Retailers are running out of options, read one discouraging report this week – and that was before another Hercules of the High Street stumbled into the hands of administrators.
Unlike video retailer Game’s slow and painful death, and ultimate bounce back from the brink, Clinton Card’s collapse came as a surprise to analysts. Granted, there were profit warnings and the liquidation of its Irish Birthdays chain last year, not to mention the ever increasing threat from cheaper supermarkets and emerging e-card empires like Moonpig. With the compounding factors of its annual rent bill of £80m and £100m of debts, something had to give.
But, as independent retail analyst Nick Bubb told reporters, “the question really is why the supplier hasn't been more supportive".
Leniency and patience, however, are in short supply in these difficult times and American Greetings decision to call in its £50m+ debts can hardly have come as a shock to directors at what was once the UK’s largest cards retailer.

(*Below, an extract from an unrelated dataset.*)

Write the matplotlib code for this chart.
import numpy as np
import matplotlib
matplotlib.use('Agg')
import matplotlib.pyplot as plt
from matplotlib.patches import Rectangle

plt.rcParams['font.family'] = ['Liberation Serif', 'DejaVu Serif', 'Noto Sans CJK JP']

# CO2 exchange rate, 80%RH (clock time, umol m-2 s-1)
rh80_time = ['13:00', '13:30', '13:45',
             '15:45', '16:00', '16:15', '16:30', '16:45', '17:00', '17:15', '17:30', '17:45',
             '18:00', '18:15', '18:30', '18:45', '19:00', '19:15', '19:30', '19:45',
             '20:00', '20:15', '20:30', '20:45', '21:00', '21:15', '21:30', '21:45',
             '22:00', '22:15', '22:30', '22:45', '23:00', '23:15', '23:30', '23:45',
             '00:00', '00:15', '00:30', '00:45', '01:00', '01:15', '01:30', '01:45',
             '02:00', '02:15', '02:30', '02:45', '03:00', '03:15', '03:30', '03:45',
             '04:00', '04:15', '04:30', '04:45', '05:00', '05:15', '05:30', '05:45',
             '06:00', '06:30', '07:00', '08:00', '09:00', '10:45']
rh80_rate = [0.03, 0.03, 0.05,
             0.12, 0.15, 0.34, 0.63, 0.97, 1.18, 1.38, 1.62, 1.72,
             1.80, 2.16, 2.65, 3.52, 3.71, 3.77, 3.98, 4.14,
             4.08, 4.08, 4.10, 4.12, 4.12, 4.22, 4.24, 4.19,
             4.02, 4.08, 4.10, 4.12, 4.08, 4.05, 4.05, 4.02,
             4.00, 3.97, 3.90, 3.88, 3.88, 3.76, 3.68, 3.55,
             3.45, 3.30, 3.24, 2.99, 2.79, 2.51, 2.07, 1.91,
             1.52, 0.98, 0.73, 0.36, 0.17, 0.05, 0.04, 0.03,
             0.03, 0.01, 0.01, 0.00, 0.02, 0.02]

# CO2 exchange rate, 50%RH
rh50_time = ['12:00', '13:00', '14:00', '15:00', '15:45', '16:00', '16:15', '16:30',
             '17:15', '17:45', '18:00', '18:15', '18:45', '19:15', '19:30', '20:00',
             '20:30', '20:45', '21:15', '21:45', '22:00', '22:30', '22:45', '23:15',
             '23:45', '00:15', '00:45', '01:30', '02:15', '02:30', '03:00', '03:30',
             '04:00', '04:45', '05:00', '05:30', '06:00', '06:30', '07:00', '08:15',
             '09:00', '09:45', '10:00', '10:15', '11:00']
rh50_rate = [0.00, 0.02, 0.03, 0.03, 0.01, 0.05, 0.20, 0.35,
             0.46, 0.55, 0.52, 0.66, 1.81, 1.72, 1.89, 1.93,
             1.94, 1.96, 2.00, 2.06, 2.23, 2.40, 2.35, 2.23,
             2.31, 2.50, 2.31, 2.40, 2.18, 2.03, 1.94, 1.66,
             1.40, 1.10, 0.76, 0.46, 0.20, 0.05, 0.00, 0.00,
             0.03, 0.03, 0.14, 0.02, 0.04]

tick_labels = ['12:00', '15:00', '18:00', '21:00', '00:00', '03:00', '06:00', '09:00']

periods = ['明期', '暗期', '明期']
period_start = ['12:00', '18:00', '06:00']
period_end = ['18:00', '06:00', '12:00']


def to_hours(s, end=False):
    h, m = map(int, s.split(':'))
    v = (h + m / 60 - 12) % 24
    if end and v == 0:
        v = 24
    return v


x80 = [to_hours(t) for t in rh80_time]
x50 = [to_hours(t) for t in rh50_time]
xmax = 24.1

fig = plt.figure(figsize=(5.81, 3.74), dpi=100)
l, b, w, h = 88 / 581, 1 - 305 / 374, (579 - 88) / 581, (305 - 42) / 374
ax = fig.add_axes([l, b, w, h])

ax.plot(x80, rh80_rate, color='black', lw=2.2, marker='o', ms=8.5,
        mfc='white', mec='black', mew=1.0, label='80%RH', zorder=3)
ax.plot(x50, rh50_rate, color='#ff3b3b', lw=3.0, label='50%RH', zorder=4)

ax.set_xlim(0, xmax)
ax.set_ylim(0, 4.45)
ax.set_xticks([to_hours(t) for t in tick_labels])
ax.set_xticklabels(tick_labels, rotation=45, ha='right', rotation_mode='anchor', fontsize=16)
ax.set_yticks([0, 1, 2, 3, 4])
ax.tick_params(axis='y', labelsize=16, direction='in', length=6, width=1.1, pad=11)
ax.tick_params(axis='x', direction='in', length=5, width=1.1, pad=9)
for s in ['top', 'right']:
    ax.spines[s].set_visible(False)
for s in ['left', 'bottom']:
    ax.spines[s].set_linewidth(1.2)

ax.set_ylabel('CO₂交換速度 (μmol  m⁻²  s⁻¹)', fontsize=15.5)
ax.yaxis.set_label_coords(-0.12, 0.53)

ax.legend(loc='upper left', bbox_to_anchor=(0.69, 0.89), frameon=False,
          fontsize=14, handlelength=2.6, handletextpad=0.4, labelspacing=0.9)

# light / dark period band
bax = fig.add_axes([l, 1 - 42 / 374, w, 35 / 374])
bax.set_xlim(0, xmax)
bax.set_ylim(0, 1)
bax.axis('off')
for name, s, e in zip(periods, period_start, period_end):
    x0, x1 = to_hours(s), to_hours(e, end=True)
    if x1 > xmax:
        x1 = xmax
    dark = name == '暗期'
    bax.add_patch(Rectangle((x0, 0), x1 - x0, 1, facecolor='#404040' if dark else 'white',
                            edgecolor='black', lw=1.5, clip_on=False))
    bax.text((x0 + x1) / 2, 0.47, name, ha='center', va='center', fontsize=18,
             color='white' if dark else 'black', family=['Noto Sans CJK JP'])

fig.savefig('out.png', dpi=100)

Tenants in Clinton’s adjacent High Street lots may now be bracing themselves for the debtors death knell to arrive at their shop front. New figures this week revealed a massive 70% increase in retail administrations in the Q1 2012 – although the rise charted business failures in automotives as well as wholesale.
The ‘shops only’ figure is even worse, with a 140% quarter-to-quarter surge in administrations (from 24 to 57 in Q1 2012).
“Our own pipeline of work suggests the High Street and the many companies which service the retail industry are running out of options, with administration – the option of last resort – now inevitable for some,” said Richard Fleming, UK head of restructuring at KPMG.
One option other than the inevitable sluggish slump towards administration is diversification, as highlighted by Dixons Retail’s recent better-than-expected spike in sales.
The Currys and PC World owner this morning pointed to the impact of improved ranges and service as sales rose 8% on a like-for-like basis in the UK and Ireland in the 16 weeks to April 28.
The group’s underlying profit before tax for the year to April 28 is expected to be between £65m and £70m and near the top end of expectations, it said.
Dixons’ diversification includes its dive into the movie market this year with the launch of its home entertainment service KnowHow Movies.
Like Dixons, mobile network Three is another in the retail game capitalising on broadening its horizons. The firm plans to increase its portfolio of stores by 18% on the back of an “explosion” in demand for data.
That such young upstarts are dusting down growth plans can only be good for the job market, but what of the old guard of the High Street? What are the chances that they won’t see the year out?
If Argos isn’t yet in the danger zone, it’s certainly pretty close. The boss of the catalogue format store dismissed claims last week that the chain's business model is dying as he announced a collapse in annual profits. But shares in parent company Home Retail tumbled 14%, wiping £100m off the value of the business, after unveiling a profits fall of 60% to £102m.
Turnaround plans are afoot, though, with new managing director John Walden recently drafting in consultants OC&C to help him.
A revamped website will be launched before Christmas, while it will also be expanding its product offering, with 24,000 lines being made available in its spring/summer catalogue and an additional 9,000 online-only products.
“Argos will need a significant store closure programme as it shifts towards clicks, rather than bricks; it will need to match Amazon on price; and it will probably need a rescue rights issue to finance change,” warns Panmure Gordon analyst Philip Dorgan.
Also in the ‘embattled’ category is HMV, which operates in a sub-sector more at risk than any other from the shift of sales to online.
Positive signs emerged this morning, though, with the firm eyeing a return to the black in the current financial year.
The retailer now expects to make pre-tax profits of at least £10m, compared with the loss previously expected by analysts of £5m.
The upturn in fortunes is in part due to the problems suffered by rival Game which went into administration. Such cruel economic dynamics, which link one firm’s failure with another’s success, perhaps shows just how tough things are on the High Street at the moment.
Meanwhile, HMV has also changed the nature of its relationship with key suppliers – some of whom took equity in the retailer as part of a refinancing at the start of the year.
So there are signs that there is still life in the old dog yet, but the wider picture follows a predictably downwards movement.
The British Retail Consortium (BRC) today said British retail sales fell at their fastest rate in more than a year last month and jobs growth slowed, heightening the prospect of a third quarter of contraction and raising the chance of another cash boost from the central bank.
At stores open for at least a year, sales fell 3.3 per cent in value terms last month compared with April 2011, after a 1.3 per cent rise in March.
The figures are the weakest since March last year and are well short of forecasts for a 0.5 per cent increase.
With two major reports this week charting growing confidence among leaders in the private sector, it looks as though retailers could be the last to emerge blinking into the light and looking forward with optimism.